Peace advocates and progressives applauded Thursday as the Senate approved resolutions to block the Trump administration from using emergency authority to bypass Congress and allow more than $8 billion in weapons sales to Saudi Arabia and the United Arab Emirates, which are leading a war on Yemen.

“Congress is forcing the president to either stop arming countries that are using U.S. weapons to starve the people of Yemen, or issue more vetoes and defend the indefensible.”
—Paul Kawika Martin, Peace Action

The GOP-controlled Senate considered 22 resolutions of disapproval—one for each weapons contract the administration tried to push through.

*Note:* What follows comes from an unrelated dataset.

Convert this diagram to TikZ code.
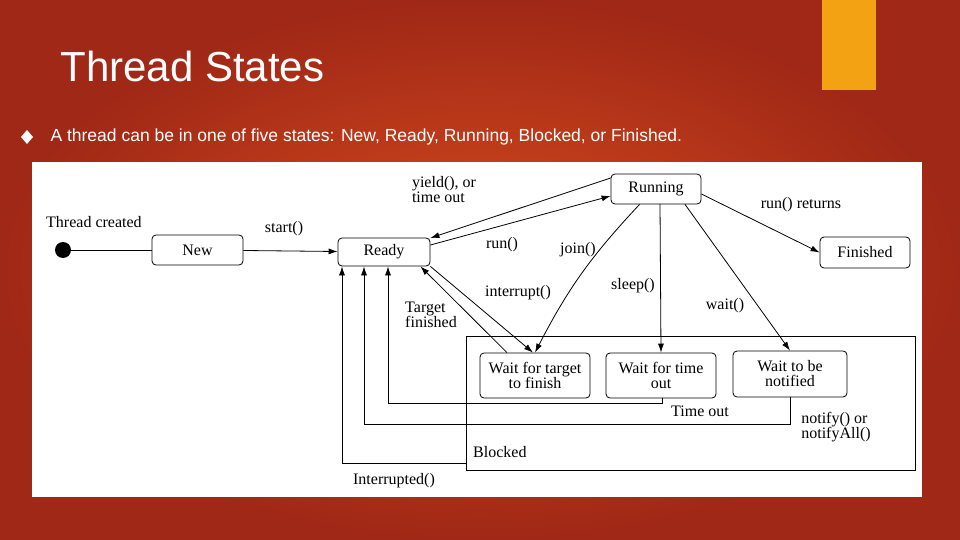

A small number of Senate Republicans joined with Democrats to pass the measures: 20 that were voted on collectively passed 51-45, and the other two passed 53-45. See the full roll call votes here. The resolutions now head to the Democrat-held House, where they are expected to pass.

Although President Donald Trump may veto the resolutions if they reach his desk—as he did in April with a War Powers resolution approved by Congress—critics of U.S. complicity in the Saudi and UAE coalition’s war in Yemen still welcomed the Senate votes as, in the words of Peace Action’s Paul Kawika Martin, “yet another rebuke to this administration’s reckless foreign policy in the Middle East.”

By approving these resolutions, Martin said Thursday, “Congress is forcing the president to either stop arming countries that are using U.S. weapons to starve the people of Yemen, or issue more vetoes and defend the indefensible. If Trump does veto these resolutions, Congress should vote to override in order to help bring the terrible war in Yemen to an end.”

A group of lawmakers led by Sens. Bob Menedez (D-N.J.) and Lindsey Graham (R-S.C.) started working together to block the weapons sales in late May, when the Trump administration confirmed that it planned to exploit a loophole in the Arms Export Control Act to allow U.S. weapons companies to export arms to members of the Saudi and UAE-led coalition slaughtering and starving Yemeni civilians.